Yongco may have aggressively handled the high-profile parricide case against Philippine Benevolent Missionaries Association supreme master Ruben Ecleo Jr. and was very active in pushing for various causes, especially women’s rights.
Still, it was easier to imagine a male lawyer possessing the same determination and dedication for causes to be murdered instead.
Admittedly, it is still too early to make conclusions from a day-old incident and where investigators are still groping for details given the seemingly professional manner the killing was carried out.
It would be unfair to, say, Ecleo, whom many immediately consider as the possible mastermind what with the bodies that littered the road towards his arrest and prosecution for the death of his wife Alona Bacolod.
But while it is premature to jump to conclusions, the effect of the incident on the Ecleo case and Yongco’s concerns is not difficult to ascertain.
The Bacolod family, for example, in reaction to the report of Yongco’s death, raised a good point: They will now be hard put to find a lawyer like her.

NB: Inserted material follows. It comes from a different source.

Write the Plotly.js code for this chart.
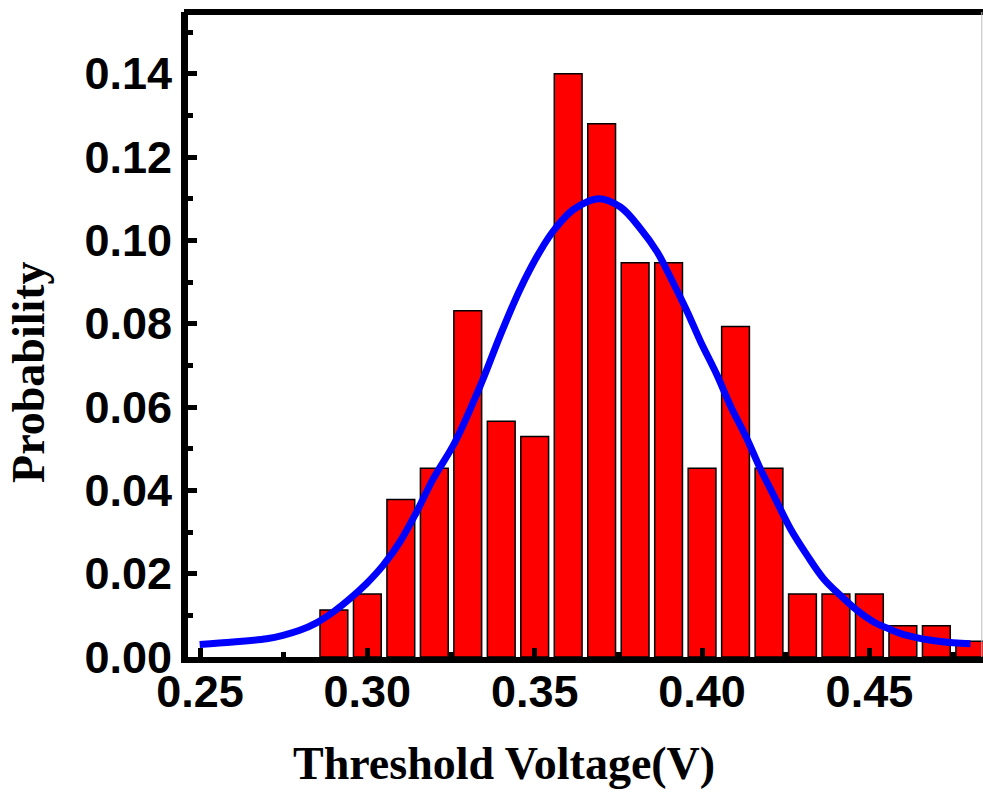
<!DOCTYPE html>
<html>
<head>
<meta charset="utf-8">
<script src="https://cdn.plot.ly/plotly-3.0.1.min.js"></script>
<style>html,body{margin:0;padding:0;background:#fff;}#chart{width:983px;height:794px;}</style>
</head>
<body>
<div id="chart"></div>
<script>
// Histogram bins (threshold voltage, V) and probability
const binCenters = [0.29, 0.30, 0.31, 0.32, 0.33, 0.34, 0.35, 0.36, 0.37, 0.38,
                    0.39, 0.40, 0.41, 0.42, 0.43, 0.44, 0.45, 0.46, 0.47, 0.48];
const probability = [0.0113, 0.0151, 0.0378, 0.0453, 0.0831, 0.0566, 0.0529, 0.1400, 0.1280, 0.0946,
                     0.0946, 0.0453, 0.0793, 0.0453, 0.0151, 0.0151, 0.0151, 0.0075, 0.0075, 0.0038];

// Fitted curve, points
const fitX = [0.2499, 0.2599, 0.2699, 0.2748, 0.2798, 0.2848, 0.2898, 0.2948, 0.2997, 0.3047,
              0.3097, 0.3147, 0.3197, 0.3262, 0.3342, 0.3397, 0.3457, 0.3516, 0.3561, 0.3616,
              0.3691, 0.3756, 0.3816, 0.3866, 0.3905, 0.3955, 0.3995, 0.4045, 0.4084, 0.4134,
              0.4174, 0.4214, 0.4264, 0.4314, 0.4363, 0.4413, 0.4463, 0.4513, 0.4563, 0.4612,
              0.4712, 0.4802];
const fitY = [0.0030, 0.0036, 0.0044, 0.0052, 0.0064, 0.0082, 0.0108, 0.0140, 0.0176, 0.0220,
              0.0276, 0.0348, 0.0428, 0.0516, 0.0660, 0.0772, 0.0884, 0.0974, 0.1028, 0.1074,
              0.1100, 0.1080, 0.1028, 0.0972, 0.0912, 0.0830, 0.0758, 0.0676, 0.0604, 0.0524,
              0.0452, 0.0388, 0.0308, 0.0244, 0.0188, 0.0148, 0.0112, 0.0084, 0.0066, 0.0052,
              0.0037, 0.0032];

const xTickVals = [0.25, 0.30, 0.35, 0.40, 0.45];
const xTickText = ['0.25', '0.30', '0.35', '0.40', '0.45'];
const yTickVals = [0.00, 0.02, 0.04, 0.06, 0.08, 0.10, 0.12, 0.14];
const yTickText = ['0.00', '0.02', '0.04', '0.06', '0.08', '0.10', '0.12', '0.14'];

const xTitle = 'Threshold Voltage(V)';
const yTitle = 'Probability';

const tickFont = {family: 'Liberation Sans, Arial, sans-serif', size: 45, color: '#000', weight: 'bold'};
const titleFont = {family: 'Liberation Serif, Times New Roman, serif', size: 46, color: '#000', weight: 'bold'};

const traces = [
  {
    type: 'bar',
    x: binCenters,
    y: probability,
    width: 0.0083,
    marker: {color: '#ff0000', line: {color: '#000', width: 1.5}},
    hoverinfo: 'x+y'
  },
  {
    type: 'scatter',
    mode: 'lines',
    x: fitX,
    y: fitY,
    line: {color: '#0000ff', width: 7, shape: 'spline', smoothing: 1},
    hoverinfo: 'x+y'
  }
];

const layout = {
  width: 983,
  height: 794,
  margin: {l: 188, r: 0, t: 12, b: 137, pad: 0},
  paper_bgcolor: '#fff',
  plot_bgcolor: '#fff',
  showlegend: false,
  xaxis: {
    range: [0.24641, 0.48394],
    tickmode: 'array',
    tickvals: xTickVals,
    ticktext: xTickText,
    ticks: 'inside',
    ticklen: 9,
    tickwidth: 5,
    tickcolor: '#000',
    tickfont: tickFont,
    ticklabelstandoff: -10,
    showline: true,
    linecolor: '#000',
    linewidth: 6,
    showgrid: false,
    zeroline: false,
    minor: {ticks: 'inside', ticklen: 5, tickwidth: 5, tickcolor: '#000', dtick: 0.025, tick0: 0.25, showgrid: false},
    fixedrange: true
  },
  yaxis: {
    range: [0, 0.1548],
    tickmode: 'array',
    tickvals: yTickVals,
    ticktext: yTickText,
    ticks: 'inside',
    ticklen: 9,
    tickwidth: 5,
    tickcolor: '#000',
    tickfont: tickFont,
    showline: true,
    linecolor: '#000',
    linewidth: 7,
    showgrid: false,
    zeroline: false,
    minor: {ticks: 'inside', ticklen: 5, tickwidth: 5, tickcolor: '#000', dtick: 0.01, tick0: 0, showgrid: false},
    fixedrange: true
  },
  shapes: [
    {type: 'line', xref: 'paper', yref: 'paper', x0: -0.005, x1: 1, y0: 1, y1: 1,
     line: {color: '#000', width: 6}},
    {type: 'line', xref: 'paper', yref: 'paper', x0: 0.9985, x1: 0.9985, y0: 0, y1: 1,
     line: {color: '#bbbbbb', width: 1}}
  ],
  annotations: [
    {text: xTitle, xref: 'paper', yref: 'paper', x: 0.397, y: -0.165, xanchor: 'center', yanchor: 'middle',
     showarrow: false, font: titleFont},
    {text: yTitle, xref: 'paper', yref: 'paper', x: -0.2, y: 0.442, xanchor: 'center', yanchor: 'middle',
     textangle: -90, showarrow: false, font: titleFont}
  ]
};

Plotly.newPlot('chart', traces, layout, {displayModeBar: false, staticPlot: true});
</script>
</body>
</html>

It’s not that Yongco’s legal ability or aggressiveness in helping prosecute the Ecleo case can’t be found in other lawyers. It’s just that her killing could have the effect of intimidating other practitioners possessing similar or even superior abilities and traits. It would be interesting to find out, too, the effect of her killing to leaders and members of nongovernment organizations that are defending the victimized, like women, from powerful and influential victimizers.
Challenge for the police
The manner lawyer Arbet Sta. Ana Yongco was killed surely poses a challenge for the intelligence–gathering capability of the Cebu City Police Office and other law enforcement units.
This challenge is not only about pinpointing the suspects. As it is, the difficulty of investigators in gathering information on the killing means they could be dealing with wily professional killers.
The more difficult task, though, is to overcome public cynicism about police investigations that, more often than not, failed to go anywhere in the recent past.